Özellikle Japon ve Alman sanayilerinin savaş sonrası 60’lardan itibaren atağa  kalkması ile birlikte Avrupa’lı ve Japon şirketlerin (Mercedes, Toyota, Sony, Hitachi  vs.) elinde satışlarından elde ettikleri yüklü dolar hesapları birikmeye başladı. Bu  dolarlara karşı altını onsu 35 dolardan vermek ABD hazinesini zorlamaya  başlamıştı. (Karşılaştırmanız için, şu anda bir ons altın 2000 doların biraz altında  seyrediyor, demek ki dolar o zamandan bu zamana altına karşı 57 kat değer  kaybetmiş!)  

1971 

Nixon iktiradayken ABD hükümeti aldığı bir kararla, dolara karşı sabit altın  karşılığı ödenmesini “geçici” olarak durdurdu. Daha sonra kalıcı hale gelen bu karar  neticesinde dünyanın tüm paraları, (aradan altın çekildiği için) doğrudan dolara  endeksli hale getirilmiş oldu. Bunun hemen arkasından, 1973 yılında Suudi  Arabistan devletiyle yapılan bir anlaşmayla bu ülkenin satacağı tüm petrolün  karşılığının dolarla ödenmesi kurala bağlandı ve böylece petro-dolar denilen rejim  doğmuş oldu. 

1980’ler 

Bu yıllarda, General Electric şirketi öncülüğünde Amerikan ekonomisi önce  Hindistan’a sonra Çin’e ekonomik üretimini kaydırmaya, yani out-source etmeye  başladı. Sanayi üretim kabiliyeti adım adım Amerika dışına, gelişmekte olan  ülkelere kaymaya başladı. ABD şirketleri ise gitgide daha fazla şekilde  “finansallaşma” denilen, üretim yerine dolara dayalı sanayi dışı finans gelirlerine  bağımlı olmaya başladı.  

2008 

Bu yıl global finansal kriz başladı ve Amerikan merkez bankası Fed, tüm Amerikan  tarihinde o güne kadar basılan toplam paranın %80’nini basarak görülmemiş bir  dolar genişlemesi başlattı. Fed, 2020 Mart’ında ise 3 trilyon dolardan daha fazlasını  bir günde bastı.  

2022 

Rusya’nın Ukrayna’yı işgali ile birlikte dünyada yepyeni bir konjonktür devreye  girdi. ABD ve Avrupa ülkeleri Rusya’ya ekonomik yaptırımlar uygulamaya  başladılar. Ayrıca bu ülkenin ve bazı vatandaşlarının Batı bankalarında bulunan yüz  milyarlarca dolarına el kondu. Bu yaptırımlar elbette Çin devletinin de dikkatini  çekti ve bu iki ülke, Rusya ve Çin, ticaret ve finans sistemlerinde işbirliğine gittiler. 
Savaşın başlamasından itibaren ruble-yuan ticareti 80 kat büyüdü!  

Ve geldik 2023’e 

Rusya ve İran birlikte altına endeksli bir kriptopara çıkartmaya karar verdiklerini  açıkladılar. Tüm bunlar olurken Çin ve Rus merkez bankaları 1967’den bu yana  görülmemiş bir hızla altın toplamaya ve rezervlerinin bir kısmını dolar yerine altın  olarak tutmaya başladılar. Birleşik Arap Emirlikleri ve Hindistan petrol dışı emtia  alım-satımında rupee kullanımına geçtiler. Brezilya ve Arjantin kendi aralarında  ortak bir para birimi kullanacaklarını ilan etti.  

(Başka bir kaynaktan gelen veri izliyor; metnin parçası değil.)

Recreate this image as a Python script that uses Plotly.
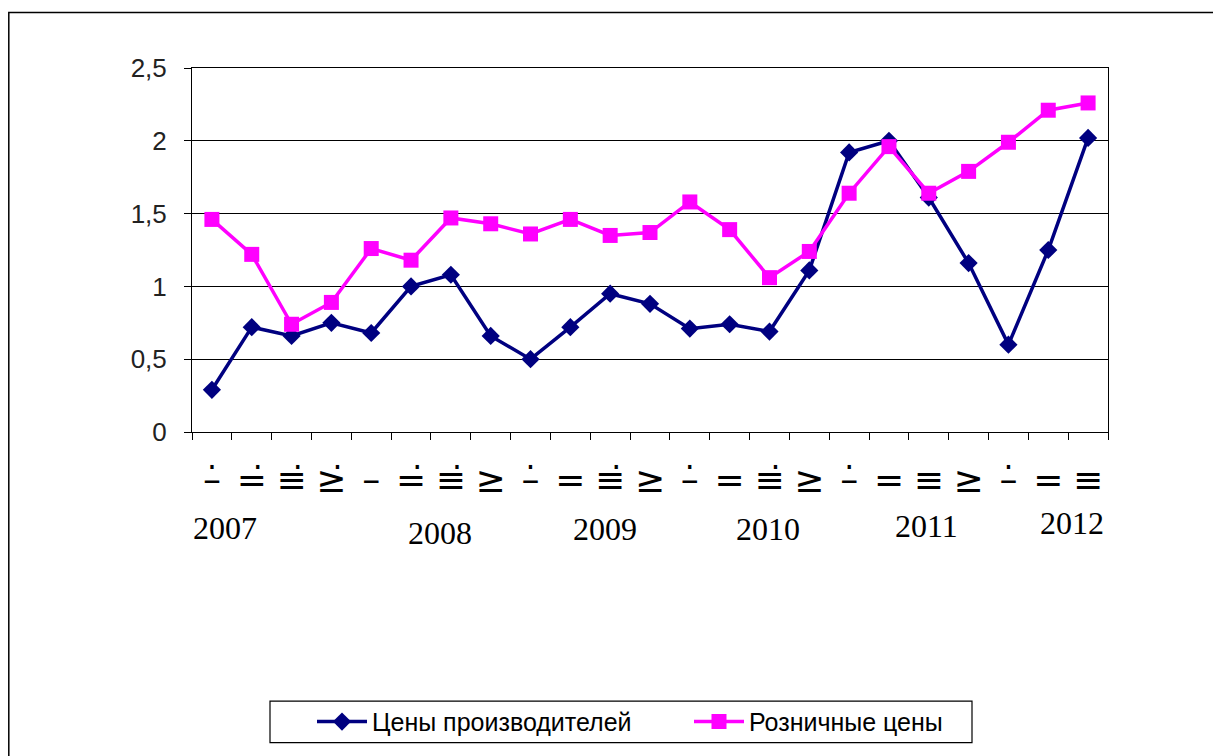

Ve nihayet Suudi Arabistan, 48 yıldan bu yana ilk defa dolar dışında diğer para  birimleri ile petrolünü satacağını duyurdu; Bu ülke adeta 1970’lerin ortasından beri  ana ortağı olduğu petro-dollar sistemini bitirmek ister gibi bir tavır takınmış durumda. Suudi Krallığı, Çin’den aldığı garantilerle ve Rusya lideri Putin’in de  arkasında durmasıyla adeta Amerika’ya kafa tutuyor. 

Dünyada de-dollarization önlenemez şekilde yükselirken Fed’in inatla arttırmayı  sürdürdüğü faiz oranları ABD bankacılık sistemini destabilize etmiş durumda. Bu  arada karşılıksız basılan dolarlarla tüm askeri harcamalarını da karşılamakta olan  ABD, bu tek değişkene olan bağımlılığı sebebiyle dünyanın geri kalanı için tehlikeli  bir dengede seyrediyor.